- **Data supplied**
■ ■ ■ ■ ■
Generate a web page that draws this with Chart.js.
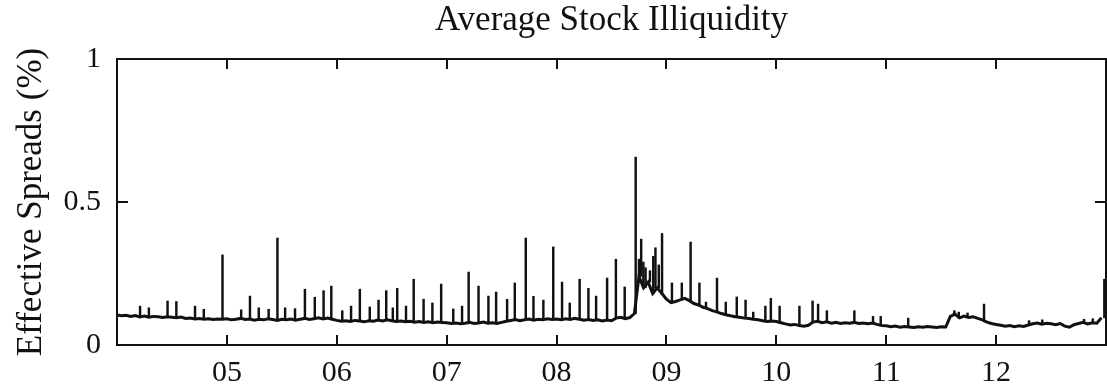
■ ■ ■ ■ ■
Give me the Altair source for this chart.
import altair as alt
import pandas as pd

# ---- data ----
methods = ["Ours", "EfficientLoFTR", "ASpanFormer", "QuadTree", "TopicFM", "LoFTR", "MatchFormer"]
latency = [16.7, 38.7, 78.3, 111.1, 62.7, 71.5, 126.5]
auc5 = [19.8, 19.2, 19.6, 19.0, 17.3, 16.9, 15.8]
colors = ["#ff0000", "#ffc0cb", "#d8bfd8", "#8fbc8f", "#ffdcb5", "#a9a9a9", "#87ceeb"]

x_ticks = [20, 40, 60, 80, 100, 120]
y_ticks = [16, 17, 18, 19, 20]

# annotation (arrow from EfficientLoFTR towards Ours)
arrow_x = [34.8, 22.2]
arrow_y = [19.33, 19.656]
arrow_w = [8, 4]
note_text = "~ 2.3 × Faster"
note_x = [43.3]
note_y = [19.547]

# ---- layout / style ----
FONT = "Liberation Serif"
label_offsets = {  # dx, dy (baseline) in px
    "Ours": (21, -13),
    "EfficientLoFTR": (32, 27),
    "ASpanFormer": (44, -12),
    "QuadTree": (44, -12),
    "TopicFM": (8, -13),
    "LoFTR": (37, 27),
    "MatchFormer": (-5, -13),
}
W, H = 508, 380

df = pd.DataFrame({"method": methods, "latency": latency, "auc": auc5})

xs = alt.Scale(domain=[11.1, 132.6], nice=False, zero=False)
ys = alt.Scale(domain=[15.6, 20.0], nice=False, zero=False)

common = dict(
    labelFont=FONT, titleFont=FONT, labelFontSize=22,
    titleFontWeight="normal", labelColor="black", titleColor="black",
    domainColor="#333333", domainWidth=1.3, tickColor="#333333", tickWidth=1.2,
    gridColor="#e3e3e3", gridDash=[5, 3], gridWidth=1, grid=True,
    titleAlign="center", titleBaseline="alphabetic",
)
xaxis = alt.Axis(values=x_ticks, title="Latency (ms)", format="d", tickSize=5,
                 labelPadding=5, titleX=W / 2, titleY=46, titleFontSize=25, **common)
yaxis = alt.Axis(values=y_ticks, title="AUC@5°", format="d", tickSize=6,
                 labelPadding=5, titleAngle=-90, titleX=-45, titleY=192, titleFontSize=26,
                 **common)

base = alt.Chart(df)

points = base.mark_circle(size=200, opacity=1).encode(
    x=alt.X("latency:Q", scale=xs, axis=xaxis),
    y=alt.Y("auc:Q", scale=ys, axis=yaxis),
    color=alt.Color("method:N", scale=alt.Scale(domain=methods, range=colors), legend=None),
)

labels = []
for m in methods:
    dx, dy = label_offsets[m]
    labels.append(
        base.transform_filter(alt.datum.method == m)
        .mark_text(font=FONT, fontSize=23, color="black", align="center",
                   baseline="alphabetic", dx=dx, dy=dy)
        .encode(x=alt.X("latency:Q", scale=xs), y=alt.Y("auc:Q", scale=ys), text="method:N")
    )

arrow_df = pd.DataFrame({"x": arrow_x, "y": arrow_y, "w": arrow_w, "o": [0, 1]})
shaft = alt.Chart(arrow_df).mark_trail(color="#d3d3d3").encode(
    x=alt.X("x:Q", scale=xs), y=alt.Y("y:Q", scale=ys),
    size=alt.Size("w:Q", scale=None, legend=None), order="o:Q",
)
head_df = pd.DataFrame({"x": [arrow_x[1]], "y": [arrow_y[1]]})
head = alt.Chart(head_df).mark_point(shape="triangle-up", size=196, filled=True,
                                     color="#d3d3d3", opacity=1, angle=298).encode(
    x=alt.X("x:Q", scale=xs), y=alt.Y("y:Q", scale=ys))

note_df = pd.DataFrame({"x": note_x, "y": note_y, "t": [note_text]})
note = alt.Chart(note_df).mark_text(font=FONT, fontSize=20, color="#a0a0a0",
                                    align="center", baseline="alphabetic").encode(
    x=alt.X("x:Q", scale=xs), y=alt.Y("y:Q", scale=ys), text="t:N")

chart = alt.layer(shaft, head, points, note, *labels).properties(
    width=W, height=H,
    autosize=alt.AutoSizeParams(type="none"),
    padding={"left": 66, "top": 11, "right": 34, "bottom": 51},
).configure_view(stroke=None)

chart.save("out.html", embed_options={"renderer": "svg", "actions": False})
■ ■ ■ ■ ■
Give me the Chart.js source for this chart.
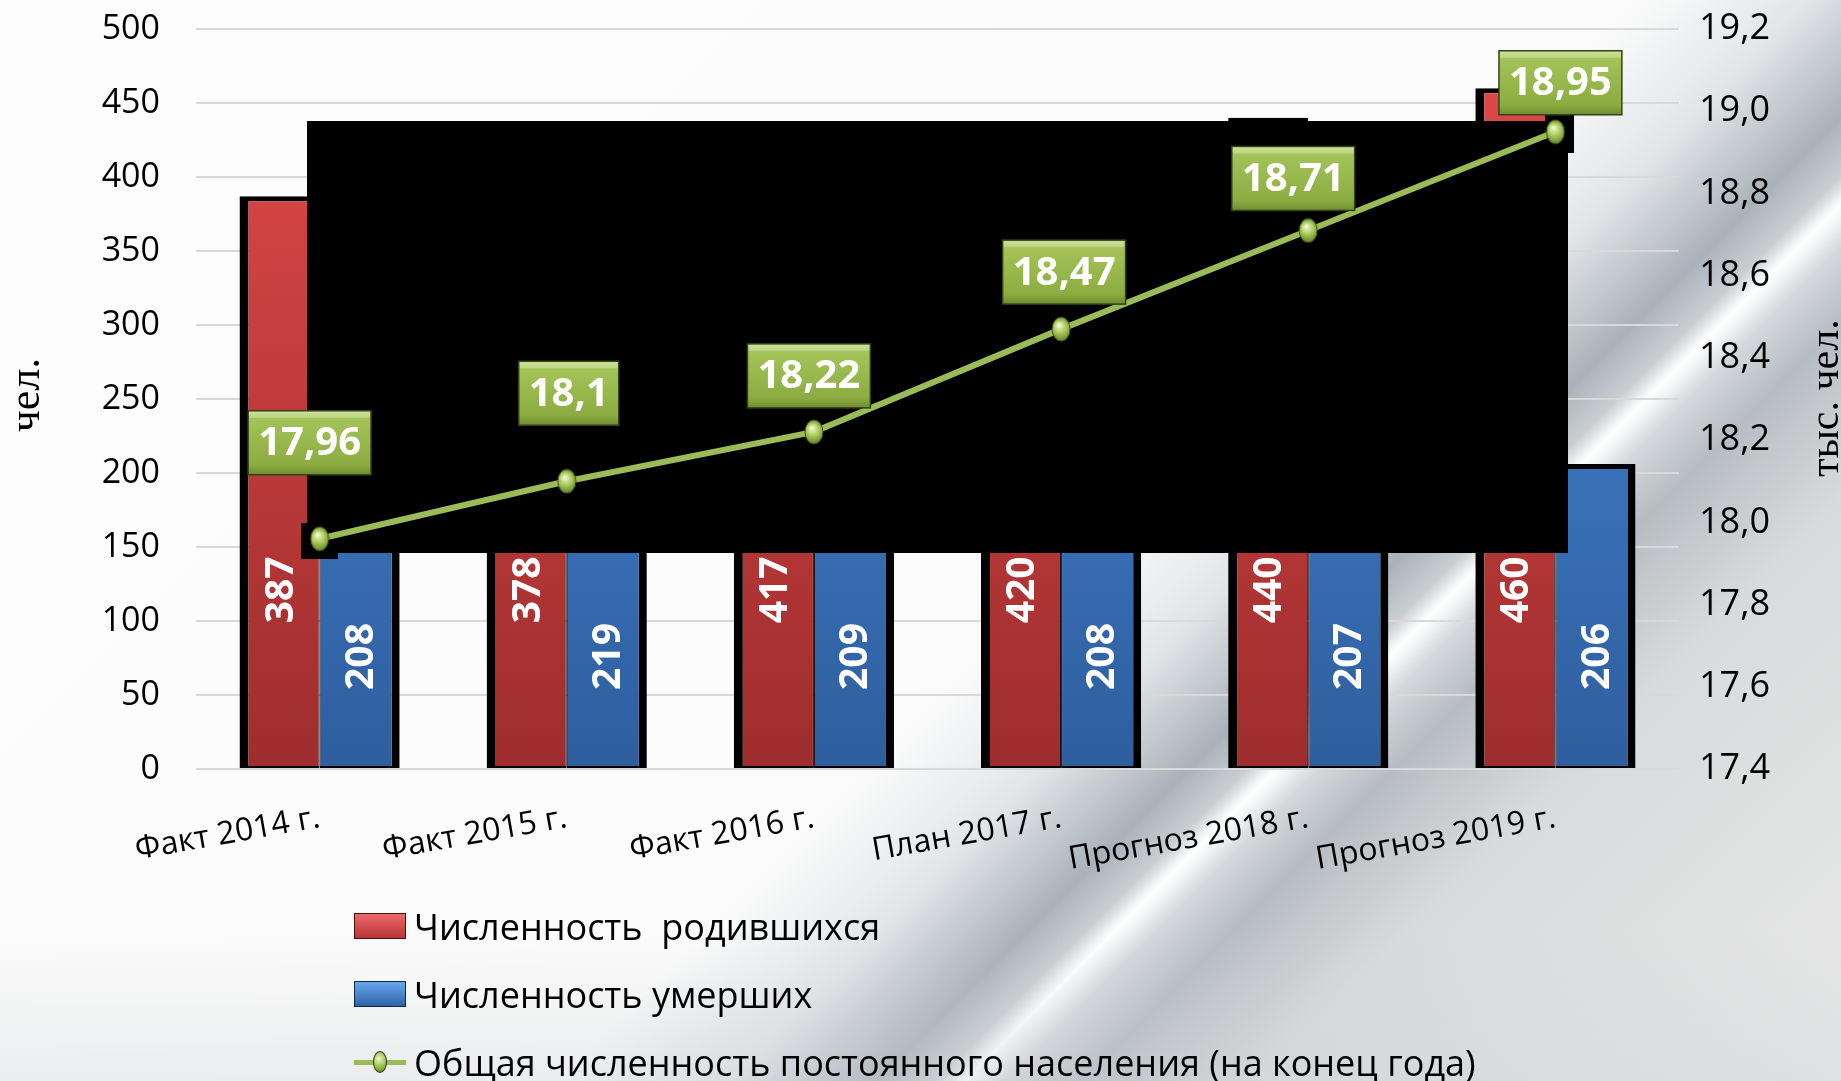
■ ■ ■ ■ ■
Within the listing above, the range opens at the line with "Give me the Altair source for this chart." and closes at the line with "import pandas as pd". Reproduce exactly the lines of that range, including both ends.

Give me the Altair source for this chart.
import altair as alt
import pandas as pd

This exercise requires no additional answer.